• Collected material

+ + + + + + +

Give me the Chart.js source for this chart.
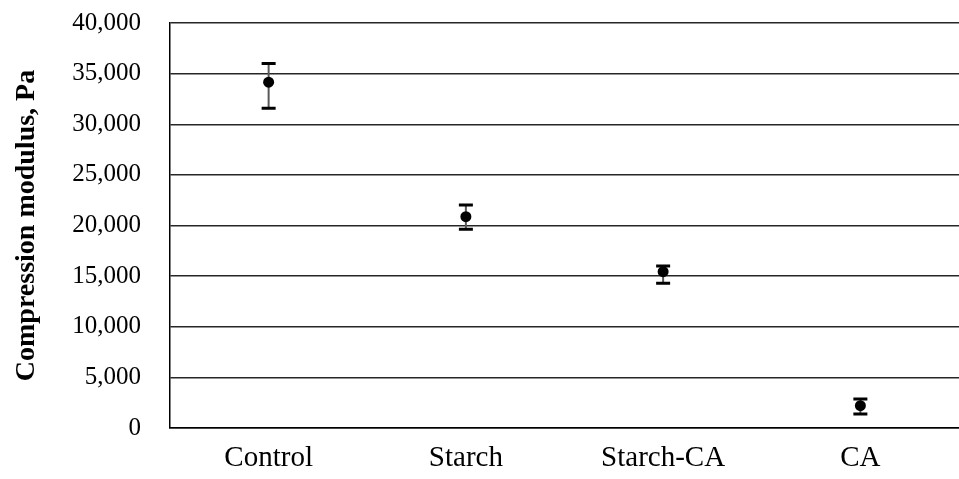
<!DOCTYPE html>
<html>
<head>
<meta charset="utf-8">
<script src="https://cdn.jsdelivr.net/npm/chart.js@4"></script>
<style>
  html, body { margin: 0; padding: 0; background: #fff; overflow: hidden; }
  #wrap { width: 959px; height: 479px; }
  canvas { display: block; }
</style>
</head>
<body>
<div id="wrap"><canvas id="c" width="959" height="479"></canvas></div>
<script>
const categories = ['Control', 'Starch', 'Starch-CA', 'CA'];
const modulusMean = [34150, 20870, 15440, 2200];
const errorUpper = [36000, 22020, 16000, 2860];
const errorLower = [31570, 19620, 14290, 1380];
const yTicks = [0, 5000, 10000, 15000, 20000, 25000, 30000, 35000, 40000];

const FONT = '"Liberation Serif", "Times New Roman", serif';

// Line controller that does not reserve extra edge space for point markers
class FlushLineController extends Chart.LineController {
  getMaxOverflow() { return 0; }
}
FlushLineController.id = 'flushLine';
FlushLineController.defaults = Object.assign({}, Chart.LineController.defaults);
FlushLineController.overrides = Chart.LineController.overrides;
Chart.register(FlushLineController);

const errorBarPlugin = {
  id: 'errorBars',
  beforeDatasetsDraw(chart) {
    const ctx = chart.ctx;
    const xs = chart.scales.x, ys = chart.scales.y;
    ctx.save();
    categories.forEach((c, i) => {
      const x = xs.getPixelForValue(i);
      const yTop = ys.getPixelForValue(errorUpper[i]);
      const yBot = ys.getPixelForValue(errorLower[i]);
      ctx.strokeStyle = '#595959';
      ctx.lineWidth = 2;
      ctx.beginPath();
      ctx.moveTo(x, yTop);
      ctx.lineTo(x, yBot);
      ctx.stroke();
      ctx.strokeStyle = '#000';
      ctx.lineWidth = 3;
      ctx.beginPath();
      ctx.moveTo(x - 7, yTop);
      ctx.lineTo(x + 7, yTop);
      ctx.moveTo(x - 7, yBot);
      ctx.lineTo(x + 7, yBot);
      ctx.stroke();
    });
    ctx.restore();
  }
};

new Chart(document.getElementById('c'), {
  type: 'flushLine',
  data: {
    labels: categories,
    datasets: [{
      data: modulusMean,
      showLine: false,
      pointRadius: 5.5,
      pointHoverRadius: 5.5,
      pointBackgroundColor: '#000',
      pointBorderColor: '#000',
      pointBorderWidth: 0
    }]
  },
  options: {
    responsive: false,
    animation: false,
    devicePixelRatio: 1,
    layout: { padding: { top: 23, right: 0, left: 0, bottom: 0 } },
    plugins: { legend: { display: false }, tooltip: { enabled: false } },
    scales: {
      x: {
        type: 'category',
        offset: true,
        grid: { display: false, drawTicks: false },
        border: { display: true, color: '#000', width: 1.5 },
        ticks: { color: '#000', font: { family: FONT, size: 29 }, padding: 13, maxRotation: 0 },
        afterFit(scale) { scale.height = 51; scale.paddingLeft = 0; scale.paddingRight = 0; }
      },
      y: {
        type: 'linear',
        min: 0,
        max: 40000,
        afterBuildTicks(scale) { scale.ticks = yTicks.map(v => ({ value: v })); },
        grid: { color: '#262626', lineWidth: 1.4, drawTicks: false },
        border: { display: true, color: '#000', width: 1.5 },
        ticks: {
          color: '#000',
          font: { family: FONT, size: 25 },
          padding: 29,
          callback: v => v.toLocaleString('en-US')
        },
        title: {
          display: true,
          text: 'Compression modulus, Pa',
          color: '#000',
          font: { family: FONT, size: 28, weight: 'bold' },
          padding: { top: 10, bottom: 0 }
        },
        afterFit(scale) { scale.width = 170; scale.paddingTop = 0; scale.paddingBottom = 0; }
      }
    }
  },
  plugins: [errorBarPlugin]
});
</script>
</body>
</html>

+ + + + + + +

Your task is to repeat the data above exactly while excluding the pictures.

Give me the Chart.js source for this chart.
<!DOCTYPE html>
<html>
<head>
<meta charset="utf-8">
<script src="https://cdn.jsdelivr.net/npm/chart.js@4"></script>
<style>
  html, body { margin: 0; padding: 0; background: #fff; overflow: hidden; }
  #wrap { width: 959px; height: 479px; }
  canvas { display: block; }
</style>
</head>
<body>
<div id="wrap"><canvas id="c" width="959" height="479"></canvas></div>
<script>
const categories = ['Control', 'Starch', 'Starch-CA', 'CA'];
const modulusMean = [34150, 20870, 15440, 2200];
const errorUpper = [36000, 22020, 16000, 2860];
const errorLower = [31570, 19620, 14290, 1380];
const yTicks = [0, 5000, 10000, 15000, 20000, 25000, 30000, 35000, 40000];

const FONT = '"Liberation Serif", "Times New Roman", serif';

// Line controller that does not reserve extra edge space for point markers
class FlushLineController extends Chart.LineController {
  getMaxOverflow() { return 0; }
}
FlushLineController.id = 'flushLine';
FlushLineController.defaults = Object.assign({}, Chart.LineController.defaults);
FlushLineController.overrides = Chart.LineController.overrides;
Chart.register(FlushLineController);

const errorBarPlugin = {
  id: 'errorBars',
  beforeDatasetsDraw(chart) {
    const ctx = chart.ctx;
    const xs = chart.scales.x, ys = chart.scales.y;
    ctx.save();
    categories.forEach((c, i) => {
      const x = xs.getPixelForValue(i);
      const yTop = ys.getPixelForValue(errorUpper[i]);
      const yBot = ys.getPixelForValue(errorLower[i]);
      ctx.strokeStyle = '#595959';
      ctx.lineWidth = 2;
      ctx.beginPath();
      ctx.moveTo(x, yTop);
      ctx.lineTo(x, yBot);
      ctx.stroke();
      ctx.strokeStyle = '#000';
      ctx.lineWidth = 3;
      ctx.beginPath();
      ctx.moveTo(x - 7, yTop);
      ctx.lineTo(x + 7, yTop);
      ctx.moveTo(x - 7, yBot);
      ctx.lineTo(x + 7, yBot);
      ctx.stroke();
    });
    ctx.restore();
  }
};

new Chart(document.getElementById('c'), {
  type: 'flushLine',
  data: {
    labels: categories,
    datasets: [{
      data: modulusMean,
      showLine: false,
      pointRadius: 5.5,
      pointHoverRadius: 5.5,
      pointBackgroundColor: '#000',
      pointBorderColor: '#000',
      pointBorderWidth: 0
    }]
  },
  options: {
    responsive: false,
    animation: false,
    devicePixelRatio: 1,
    layout: { padding: { top: 23, right: 0, left: 0, bottom: 0 } },
    plugins: { legend: { display: false }, tooltip: { enabled: false } },
    scales: {
      x: {
        type: 'category',
        offset: true,
        grid: { display: false, drawTicks: false },
        border: { display: true, color: '#000', width: 1.5 },
        ticks: { color: '#000', font: { family: FONT, size: 29 }, padding: 13, maxRotation: 0 },
        afterFit(scale) { scale.height = 51; scale.paddingLeft = 0; scale.paddingRight = 0; }
      },
      y: {
        type: 'linear',
        min: 0,
        max: 40000,
        afterBuildTicks(scale) { scale.ticks = yTicks.map(v => ({ value: v })); },
        grid: { color: '#262626', lineWidth: 1.4, drawTicks: false },
        border: { display: true, color: '#000', width: 1.5 },
        ticks: {
          color: '#000',
          font: { family: FONT, size: 25 },
          padding: 29,
          callback: v => v.toLocaleString('en-US')
        },
        title: {
          display: true,
          text: 'Compression modulus, Pa',
          color: '#000',
          font: { family: FONT, size: 28, weight: 'bold' },
          padding: { top: 10, bottom: 0 }
        },
        afterFit(scale) { scale.width = 170; scale.paddingTop = 0; scale.paddingBottom = 0; }
      }
    }
  },
  plugins: [errorBarPlugin]
});
</script>
</body>
</html>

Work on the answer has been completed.